With the pictures left out, copy the listing below exactly.

--

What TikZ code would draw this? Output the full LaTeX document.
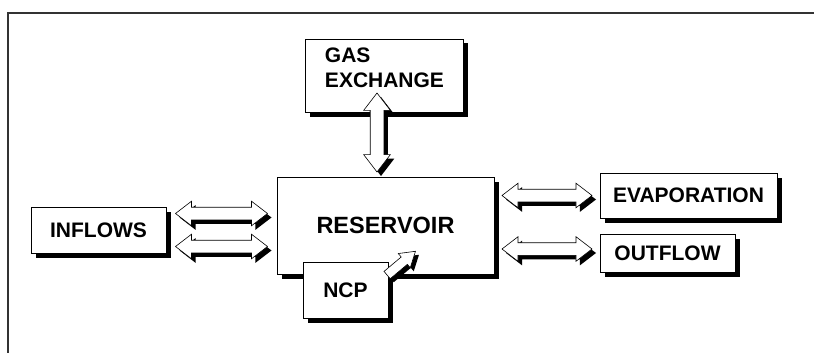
\documentclass[tikz,border=0pt]{standalone}
\usepackage{fontspec}
\setmainfont{Liberation Sans}
\usetikzlibrary{positioning,calc,shapes.arrows,shadows}

\tikzset{
  blackshadow/.style={general shadow={fill=black,shadow xshift=#1,shadow yshift=-#1}},
  box/.style={draw,fill=white,line width=0.8pt,inner sep=0pt,
    font=\fontsize{21}{25}\selectfont\bfseries,blackshadow=4.5pt},
  dblarrow/.style={double arrow,draw,fill=white,line width=0.6pt,inner xsep=0pt,
    inner ysep=6pt,minimum width=24pt,double arrow head extend=6pt,
    double arrow tip angle=75,blackshadow=4pt},
  sglarrow/.style={single arrow,draw,fill=white,line width=0.6pt,inner xsep=0pt,
    inner ysep=4.5pt,minimum width=18pt,single arrow head extend=4.5pt,
    single arrow tip angle=65,blackshadow=3.5pt},
  frame/.style={draw=black!80,line width=1.5pt}
}

\begin{document}
\begin{tikzpicture}[x=1pt,y=-1pt]
\useasboundingbox (0,0) rectangle (814,353);
\draw[frame] (814,13) -- (8,13) -- (8,353);

% boxes
\node[box,minimum width=158pt,minimum height=73pt] (gas) at (384,75.5) {};
\node[font=\fontsize{21}{25}\selectfont\bfseries,align=left] (gaslabel) at (384.5,68) {GAS\\EXCHANGE};
\node[box,minimum width=217pt,minimum height=97pt,
  font=\fontsize{23.5}{28}\selectfont\bfseries] (reservoir) at (385.5,225.5) {RESERVOIR};
\node[box,minimum width=135pt,minimum height=46pt] (inflows) at (98.5,230) {INFLOWS};
\node[box,minimum width=177pt,minimum height=45pt] (evap) at (688.5,195.5) {EVAPORATION};
\node[box,minimum width=135pt,minimum height=38pt] (outflow) at (667.5,253) {OUTFLOW};
\node[box,minimum width=85pt,minimum height=56pt] (ncp) at (345.5,290) {NCP};

% block arrows
\node[dblarrow,minimum height=92pt] (inarrowa)
  at ($(inflows.east)!.5!(reservoir.west|-inflows.east)+(0,-16.5)$) {};
\node[dblarrow,minimum height=92pt] (inarrowb)
  at ($(inflows.east)!.5!(reservoir.west|-inflows.east)+(0,16.5)$) {};
\node[dblarrow,minimum height=90pt] (evaparrow)
  at ($(reservoir.east|-evap.west)!.5!(evap.west)$) {};
\node[dblarrow,minimum height=90pt] (outarrow)
  at ($(reservoir.east|-outflow.west)!.5!(outflow.west)+(0,-4)$) {};
\node[dblarrow,minimum height=79pt,inner ysep=6.5pt,minimum width=26pt,
  double arrow head extend=6.5pt,rotate=90] (gasarrow)
  at ($(gas.south)!.5!(gas.south|-reservoir.north)+(-7,-12)$) {};
\node[sglarrow,minimum height=37pt,rotate=40] (ncparrow)
  at ([shift={(10,4)}]ncp.north east) {};
\end{tikzpicture}
\end{document}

--

- SOLVED PROBLEM -
What TikZ code would draw this? Output the full LaTeX document.
\documentclass[tikz,border=0pt]{standalone}
\usepackage{fontspec}
\setmainfont{Liberation Sans}
\usetikzlibrary{positioning,calc,shapes.arrows,shadows}

\tikzset{
  blackshadow/.style={general shadow={fill=black,shadow xshift=#1,shadow yshift=-#1}},
  box/.style={draw,fill=white,line width=0.8pt,inner sep=0pt,
    font=\fontsize{21}{25}\selectfont\bfseries,blackshadow=4.5pt},
  dblarrow/.style={double arrow,draw,fill=white,line width=0.6pt,inner xsep=0pt,
    inner ysep=6pt,minimum width=24pt,double arrow head extend=6pt,
    double arrow tip angle=75,blackshadow=4pt},
  sglarrow/.style={single arrow,draw,fill=white,line width=0.6pt,inner xsep=0pt,
    inner ysep=4.5pt,minimum width=18pt,single arrow head extend=4.5pt,
    single arrow tip angle=65,blackshadow=3.5pt},
  frame/.style={draw=black!80,line width=1.5pt}
}

\begin{document}
\begin{tikzpicture}[x=1pt,y=-1pt]
\useasboundingbox (0,0) rectangle (814,353);
\draw[frame] (814,13) -- (8,13) -- (8,353);

% boxes
\node[box,minimum width=158pt,minimum height=73pt] (gas) at (384,75.5) {};
\node[font=\fontsize{21}{25}\selectfont\bfseries,align=left] (gaslabel) at (384.5,68) {GAS\\EXCHANGE};
\node[box,minimum width=217pt,minimum height=97pt,
  font=\fontsize{23.5}{28}\selectfont\bfseries] (reservoir) at (385.5,225.5) {RESERVOIR};
\node[box,minimum width=135pt,minimum height=46pt] (inflows) at (98.5,230) {INFLOWS};
\node[box,minimum width=177pt,minimum height=45pt] (evap) at (688.5,195.5) {EVAPORATION};
\node[box,minimum width=135pt,minimum height=38pt] (outflow) at (667.5,253) {OUTFLOW};
\node[box,minimum width=85pt,minimum height=56pt] (ncp) at (345.5,290) {NCP};

% block arrows
\node[dblarrow,minimum height=92pt] (inarrowa)
  at ($(inflows.east)!.5!(reservoir.west|-inflows.east)+(0,-16.5)$) {};
\node[dblarrow,minimum height=92pt] (inarrowb)
  at ($(inflows.east)!.5!(reservoir.west|-inflows.east)+(0,16.5)$) {};
\node[dblarrow,minimum height=90pt] (evaparrow)
  at ($(reservoir.east|-evap.west)!.5!(evap.west)$) {};
\node[dblarrow,minimum height=90pt] (outarrow)
  at ($(reservoir.east|-outflow.west)!.5!(outflow.west)+(0,-4)$) {};
\node[dblarrow,minimum height=79pt,inner ysep=6.5pt,minimum width=26pt,
  double arrow head extend=6.5pt,rotate=90] (gasarrow)
  at ($(gas.south)!.5!(gas.south|-reservoir.north)+(-7,-12)$) {};
\node[sglarrow,minimum height=37pt,rotate=40] (ncparrow)
  at ([shift={(10,4)}]ncp.north east) {};
\end{tikzpicture}
\end{document}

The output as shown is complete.